If it was completely in uplift, it would be floating away. Assuming a footing 7'x7'x1', weight of footing = 49x150 = 7350#, say 7000#.

W = 8000 + 7000 = 15,000
eccentricity e = 30/15 = 2'

Effective width of footing = (3.5-2)2 = 3'
Average pressure = 15000/7x3 = 714 psf
Maximum pressure = 1428 psf
1428 psf is a pretty low bearing pressure, so what is the problem?

BA

 

[LearnerN]

BAretired, the point where I'm disagreeing is that you can't factor in the weight of the footing for a bearing pressure calculation - it's already assumed per the definition of "net bearing pressure" per the quotations I provided above from Braja Das. However, I think you can add the difference between the concrete and soil unit weights as an additional vertical load.

For those following the discussion, I am managing to make the 7x7 footing work. The wind load was a little conservative, and my applied moment was also originally a little off. This has been a helpful discussion!

 

[BadgerPE]

As KootK mentioned, use gross bearing pressures. It is easier to follow.

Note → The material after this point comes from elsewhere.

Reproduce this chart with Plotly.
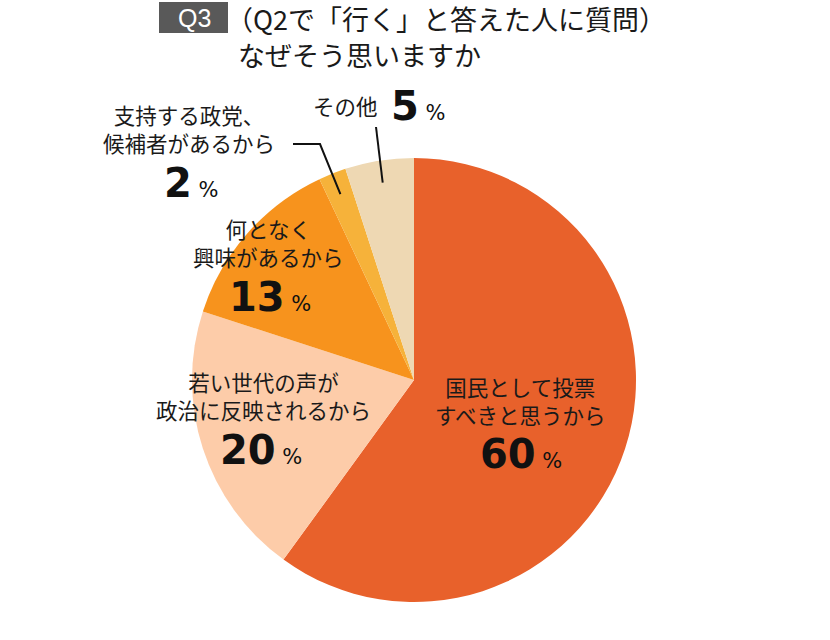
import math
import plotly.graph_objects as go

# ---- data ----
categories = ["国民として投票すべきと思うから", "若い世代の声が政治に反映されるから",
              "何となく興味があるから", "支持する政党、候補者があるから", "その他"]
values = [60, 20, 13, 2, 5]
label_lines = [["国民として投票", "すべきと思うから"],
               ["若い世代の声が", "政治に反映されるから"],
               ["何となく", "興味があるから"],
               ["支持する政党、", "候補者があるから"],
               ["その他"]]
title_tag = "Q3"
title_lines = ["（Q2で「行く」と答えた人に質問）", "なぜそう思いますか"]

# ---- style / layout ----
colors = ["#E8612B", "#FDCCA9", "#F7931D", "#F6B23A", "#EED8B3"]
W, H = 830, 640
cx, cy, r = 414, 380, 222
JP = "Noto Sans CJK JP"
NUM = "DejaVu Sans"
label_font = 21.5

# label block centres (pixels)
label_pos = [(520, 400), (263, 395), (268, 242), (189, 128), (345, 105)]
pct_pos = [(521, 454), (261, 450), (270, 297), (191, 183), (418, 106)]
leaders = {3: [(293, 144), (320, 144)], 4: [(376, 127)]}

fig = go.Figure()
fig.add_trace(go.Pie(
    labels=categories, values=values, sort=False, direction="clockwise",
    rotation=0, marker=dict(colors=colors, line=dict(width=0)),
    textinfo="none", hoverinfo="label+percent", showlegend=False,
    domain=dict(x=[(cx - r) / W, (cx + r) / W], y=[1 - (cy + r) / H, 1 - (cy - r) / H]),
))

annotations = []
shapes = []

# slice labels
for i, lines in enumerate(label_lines):
    x, y = label_pos[i]
    annotations.append(dict(x=x, y=y, xref="x", yref="y", text="<br>".join(lines),
                            showarrow=False, xanchor="center", yanchor="middle", align="center",
                            font=dict(family=JP, size=label_font, color="#1a1a1a")))
    px, py = pct_pos[i]
    annotations.append(dict(
        x=px, y=py, xref="x", yref="y", showarrow=False, xanchor="center", yanchor="middle",
        text=f"<b>{values[i]}</b><span style='font-size:21px;font-weight:normal'> %</span>",
        font=dict(family=NUM, size=40, color="#111111")))

# leader lines: end inside slice at 0.9 r on mid angle
total = sum(values)
cum = 0
for i, v in enumerate(values):
    mid = (cum + v / 2) / total * 2 * math.pi
    cum += v
    if i in leaders:
        ex = cx + 0.9 * r * math.sin(mid)
        ey = cy - 0.9 * r * math.cos(mid)
        pts = leaders[i] + [(ex, ey)]
        path = "M " + " L ".join(f"{x:.1f},{y:.1f}" for x, y in pts)
        shapes.append(dict(type="path", xref="x", yref="y", path=path,
                           line=dict(color="#111111", width=2)))

# title
shapes.append(dict(type="rect", xref="x", yref="y", x0=159, x1=228, y0=2, y1=33,
                   fillcolor="#595959", line=dict(width=0), layer="above"))
annotations.append(dict(x=194, y=18, xref="x", yref="y", text=title_tag, showarrow=False,
                        xanchor="center", yanchor="middle",
                        font=dict(family="Liberation Sans", size=25, color="white")))
for txt, x, y in zip(title_lines, [224, 236], [18, 54]):
    annotations.append(dict(x=x, y=y, xref="x", yref="y", text=txt, showarrow=False,
                            xanchor="left", yanchor="middle",
                            font=dict(family=JP, size=27, color="#1a1a1a")))

fig.update_layout(
    width=W, height=H, margin=dict(l=0, r=0, t=0, b=0),
    paper_bgcolor="white", plot_bgcolor="rgba(0,0,0,0)",
    xaxis=dict(range=[0, W], visible=False, fixedrange=True),
    yaxis=dict(range=[H, 0], visible=False, fixedrange=True),
    annotations=annotations, shapes=shapes,
)
fig.write_html("out.html")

As far as your "KEY" question, can you provide a pressure diagram showing how the footing is stable for OT, but is fully in uplift? We may not be on the same page with that one.

 

[LearnerN]

BadgerPE, I fixed my problem. The overturning stability ratio came out around 3.5-4, and I was able to get 70% bearing contact. I realized I miscalculated the moment from the wind when I was doing the bearing contact pressure calculation, so it was higher than it should've been. That got my numbers to work out. And the conversation in this thread has been helpful to conceptualize, and gave some useful tips for understanding the relationship between overturning moment and eccentric loading bearing capacity. Thank you.